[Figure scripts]
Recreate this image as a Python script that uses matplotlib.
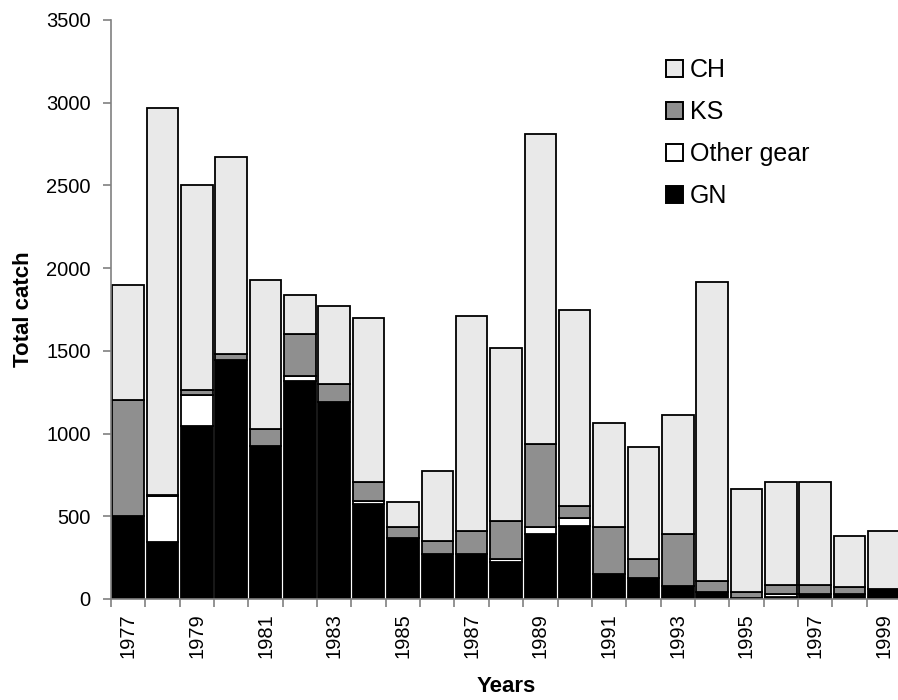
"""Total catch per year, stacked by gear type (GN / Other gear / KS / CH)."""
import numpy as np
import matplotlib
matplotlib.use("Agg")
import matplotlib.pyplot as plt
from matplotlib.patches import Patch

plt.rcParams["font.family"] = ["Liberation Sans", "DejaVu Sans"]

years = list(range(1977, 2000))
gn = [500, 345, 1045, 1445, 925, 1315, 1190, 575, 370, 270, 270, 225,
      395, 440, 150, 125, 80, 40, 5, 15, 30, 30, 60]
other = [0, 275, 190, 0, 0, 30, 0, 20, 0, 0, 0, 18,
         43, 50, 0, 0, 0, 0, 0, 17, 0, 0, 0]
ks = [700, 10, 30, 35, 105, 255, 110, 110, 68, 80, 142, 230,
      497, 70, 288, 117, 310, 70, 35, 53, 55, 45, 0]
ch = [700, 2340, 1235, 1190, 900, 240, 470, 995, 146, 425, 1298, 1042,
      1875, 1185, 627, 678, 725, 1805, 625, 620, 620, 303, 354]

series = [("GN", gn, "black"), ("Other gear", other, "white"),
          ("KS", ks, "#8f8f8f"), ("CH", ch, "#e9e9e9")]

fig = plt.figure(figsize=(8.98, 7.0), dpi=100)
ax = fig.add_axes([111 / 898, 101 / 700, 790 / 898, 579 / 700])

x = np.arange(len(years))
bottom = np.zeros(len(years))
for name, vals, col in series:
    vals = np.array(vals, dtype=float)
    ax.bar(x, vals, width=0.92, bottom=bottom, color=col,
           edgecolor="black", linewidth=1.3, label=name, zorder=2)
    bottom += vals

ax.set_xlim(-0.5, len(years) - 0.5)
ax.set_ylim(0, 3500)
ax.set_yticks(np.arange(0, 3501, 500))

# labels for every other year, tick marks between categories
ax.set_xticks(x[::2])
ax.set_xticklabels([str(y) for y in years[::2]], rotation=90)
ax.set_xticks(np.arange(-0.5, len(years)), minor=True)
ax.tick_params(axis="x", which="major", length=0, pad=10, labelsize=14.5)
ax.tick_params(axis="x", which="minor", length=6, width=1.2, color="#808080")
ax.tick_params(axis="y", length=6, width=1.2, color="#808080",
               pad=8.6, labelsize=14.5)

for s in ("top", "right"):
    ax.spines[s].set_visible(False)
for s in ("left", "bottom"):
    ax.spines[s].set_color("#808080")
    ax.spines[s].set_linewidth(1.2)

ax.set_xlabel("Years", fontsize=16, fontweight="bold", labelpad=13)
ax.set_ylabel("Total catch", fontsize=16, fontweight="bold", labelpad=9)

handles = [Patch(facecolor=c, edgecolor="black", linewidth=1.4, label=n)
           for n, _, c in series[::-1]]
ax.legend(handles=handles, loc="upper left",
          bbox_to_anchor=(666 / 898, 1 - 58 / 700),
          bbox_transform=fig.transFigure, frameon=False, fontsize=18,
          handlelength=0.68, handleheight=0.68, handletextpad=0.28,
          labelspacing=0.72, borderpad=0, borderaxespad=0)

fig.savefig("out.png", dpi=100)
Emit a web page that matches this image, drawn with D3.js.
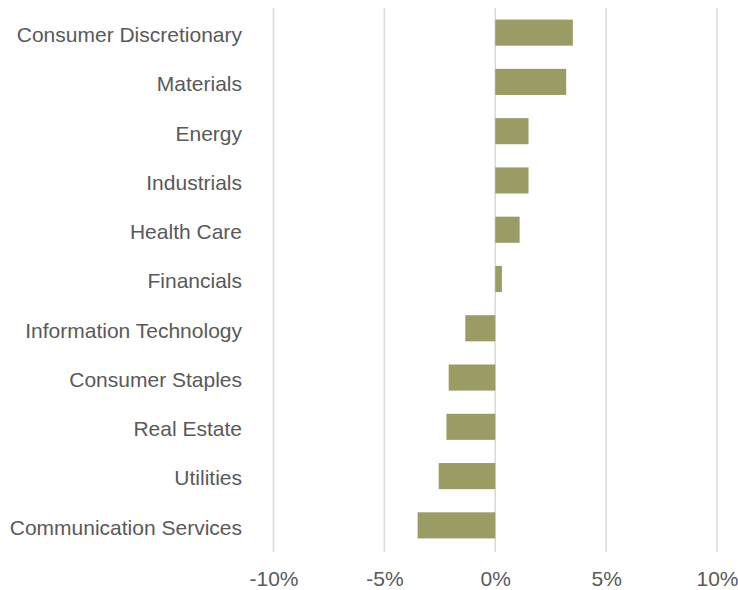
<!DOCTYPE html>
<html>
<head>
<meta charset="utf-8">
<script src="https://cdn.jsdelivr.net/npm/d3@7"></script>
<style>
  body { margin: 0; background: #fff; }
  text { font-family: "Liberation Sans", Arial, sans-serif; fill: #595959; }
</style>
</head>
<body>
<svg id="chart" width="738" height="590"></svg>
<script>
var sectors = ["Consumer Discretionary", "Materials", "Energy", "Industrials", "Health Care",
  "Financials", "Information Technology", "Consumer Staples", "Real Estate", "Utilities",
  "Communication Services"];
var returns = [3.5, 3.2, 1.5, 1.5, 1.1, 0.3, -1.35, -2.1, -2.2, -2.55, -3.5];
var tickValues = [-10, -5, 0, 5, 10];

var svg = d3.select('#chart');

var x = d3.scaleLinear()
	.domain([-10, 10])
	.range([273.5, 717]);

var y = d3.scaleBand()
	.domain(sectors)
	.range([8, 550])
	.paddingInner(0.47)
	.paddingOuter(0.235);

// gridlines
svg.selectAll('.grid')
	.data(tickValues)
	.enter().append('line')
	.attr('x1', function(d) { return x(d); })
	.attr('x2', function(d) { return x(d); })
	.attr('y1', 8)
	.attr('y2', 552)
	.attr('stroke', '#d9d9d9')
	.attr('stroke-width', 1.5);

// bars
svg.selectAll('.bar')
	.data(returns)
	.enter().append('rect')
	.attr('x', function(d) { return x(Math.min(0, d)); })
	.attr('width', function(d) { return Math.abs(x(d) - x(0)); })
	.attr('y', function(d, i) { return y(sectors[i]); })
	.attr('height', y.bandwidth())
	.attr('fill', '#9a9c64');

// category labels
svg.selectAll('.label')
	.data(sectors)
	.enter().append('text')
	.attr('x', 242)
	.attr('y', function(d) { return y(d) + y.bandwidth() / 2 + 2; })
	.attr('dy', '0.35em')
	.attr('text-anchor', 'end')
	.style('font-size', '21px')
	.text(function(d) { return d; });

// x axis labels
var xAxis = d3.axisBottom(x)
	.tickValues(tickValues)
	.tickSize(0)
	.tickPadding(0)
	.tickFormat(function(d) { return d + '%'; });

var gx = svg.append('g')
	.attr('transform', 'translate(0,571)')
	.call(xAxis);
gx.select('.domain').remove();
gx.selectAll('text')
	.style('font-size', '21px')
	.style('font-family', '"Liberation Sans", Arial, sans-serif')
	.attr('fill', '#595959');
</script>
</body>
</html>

__Brief__
Exclude the pictures. Write out the remaining data exactly.

__Right answer__
Recreate this image as a Python script that uses matplotlib.
"""Total catch per year, stacked by gear type (GN / Other gear / KS / CH)."""
import numpy as np
import matplotlib
matplotlib.use("Agg")
import matplotlib.pyplot as plt
from matplotlib.patches import Patch

plt.rcParams["font.family"] = ["Liberation Sans", "DejaVu Sans"]

years = list(range(1977, 2000))
gn = [500, 345, 1045, 1445, 925, 1315, 1190, 575, 370, 270, 270, 225,
      395, 440, 150, 125, 80, 40, 5, 15, 30, 30, 60]
other = [0, 275, 190, 0, 0, 30, 0, 20, 0, 0, 0, 18,
         43, 50, 0, 0, 0, 0, 0, 17, 0, 0, 0]
ks = [700, 10, 30, 35, 105, 255, 110, 110, 68, 80, 142, 230,
      497, 70, 288, 117, 310, 70, 35, 53, 55, 45, 0]
ch = [700, 2340, 1235, 1190, 900, 240, 470, 995, 146, 425, 1298, 1042,
      1875, 1185, 627, 678, 725, 1805, 625, 620, 620, 303, 354]

series = [("GN", gn, "black"), ("Other gear", other, "white"),
          ("KS", ks, "#8f8f8f"), ("CH", ch, "#e9e9e9")]

fig = plt.figure(figsize=(8.98, 7.0), dpi=100)
ax = fig.add_axes([111 / 898, 101 / 700, 790 / 898, 579 / 700])

x = np.arange(len(years))
bottom = np.zeros(len(years))
for name, vals, col in series:
    vals = np.array(vals, dtype=float)
    ax.bar(x, vals, width=0.92, bottom=bottom, color=col,
           edgecolor="black", linewidth=1.3, label=name, zorder=2)
    bottom += vals

ax.set_xlim(-0.5, len(years) - 0.5)
ax.set_ylim(0, 3500)
ax.set_yticks(np.arange(0, 3501, 500))

# labels for every other year, tick marks between categories
ax.set_xticks(x[::2])
ax.set_xticklabels([str(y) for y in years[::2]], rotation=90)
ax.set_xticks(np.arange(-0.5, len(years)), minor=True)
ax.tick_params(axis="x", which="major", length=0, pad=10, labelsize=14.5)
ax.tick_params(axis="x", which="minor", length=6, width=1.2, color="#808080")
ax.tick_params(axis="y", length=6, width=1.2, color="#808080",
               pad=8.6, labelsize=14.5)

for s in ("top", "right"):
    ax.spines[s].set_visible(False)
for s in ("left", "bottom"):
    ax.spines[s].set_color("#808080")
    ax.spines[s].set_linewidth(1.2)

ax.set_xlabel("Years", fontsize=16, fontweight="bold", labelpad=13)
ax.set_ylabel("Total catch", fontsize=16, fontweight="bold", labelpad=9)

handles = [Patch(facecolor=c, edgecolor="black", linewidth=1.4, label=n)
           for n, _, c in series[::-1]]
ax.legend(handles=handles, loc="upper left",
          bbox_to_anchor=(666 / 898, 1 - 58 / 700),
          bbox_transform=fig.transFigure, frameon=False, fontsize=18,
          handlelength=0.68, handleheight=0.68, handletextpad=0.28,
          labelspacing=0.72, borderpad=0, borderaxespad=0)

fig.savefig("out.png", dpi=100)
Emit a web page that matches this image, drawn with D3.js.
<!DOCTYPE html>
<html>
<head>
<meta charset="utf-8">
<script src="https://cdn.jsdelivr.net/npm/d3@7"></script>
<style>
  body { margin: 0; background: #fff; }
  text { font-family: "Liberation Sans", Arial, sans-serif; fill: #595959; }
</style>
</head>
<body>
<svg id="chart" width="738" height="590"></svg>
<script>
var sectors = ["Consumer Discretionary", "Materials", "Energy", "Industrials", "Health Care",
  "Financials", "Information Technology", "Consumer Staples", "Real Estate", "Utilities",
  "Communication Services"];
var returns = [3.5, 3.2, 1.5, 1.5, 1.1, 0.3, -1.35, -2.1, -2.2, -2.55, -3.5];
var tickValues = [-10, -5, 0, 5, 10];

var svg = d3.select('#chart');

var x = d3.scaleLinear()
	.domain([-10, 10])
	.range([273.5, 717]);

var y = d3.scaleBand()
	.domain(sectors)
	.range([8, 550])
	.paddingInner(0.47)
	.paddingOuter(0.235);

// gridlines
svg.selectAll('.grid')
	.data(tickValues)
	.enter().append('line')
	.attr('x1', function(d) { return x(d); })
	.attr('x2', function(d) { return x(d); })
	.attr('y1', 8)
	.attr('y2', 552)
	.attr('stroke', '#d9d9d9')
	.attr('stroke-width', 1.5);

// bars
svg.selectAll('.bar')
	.data(returns)
	.enter().append('rect')
	.attr('x', function(d) { return x(Math.min(0, d)); })
	.attr('width', function(d) { return Math.abs(x(d) - x(0)); })
	.attr('y', function(d, i) { return y(sectors[i]); })
	.attr('height', y.bandwidth())
	.attr('fill', '#9a9c64');

// category labels
svg.selectAll('.label')
	.data(sectors)
	.enter().append('text')
	.attr('x', 242)
	.attr('y', function(d) { return y(d) + y.bandwidth() / 2 + 2; })
	.attr('dy', '0.35em')
	.attr('text-anchor', 'end')
	.style('font-size', '21px')
	.text(function(d) { return d; });

// x axis labels
var xAxis = d3.axisBottom(x)
	.tickValues(tickValues)
	.tickSize(0)
	.tickPadding(0)
	.tickFormat(function(d) { return d + '%'; });

var gx = svg.append('g')
	.attr('transform', 'translate(0,571)')
	.call(xAxis);
gx.select('.domain').remove();
gx.selectAll('text')
	.style('font-size', '21px')
	.style('font-family', '"Liberation Sans", Arial, sans-serif')
	.attr('fill', '#595959');
</script>
</body>
</html>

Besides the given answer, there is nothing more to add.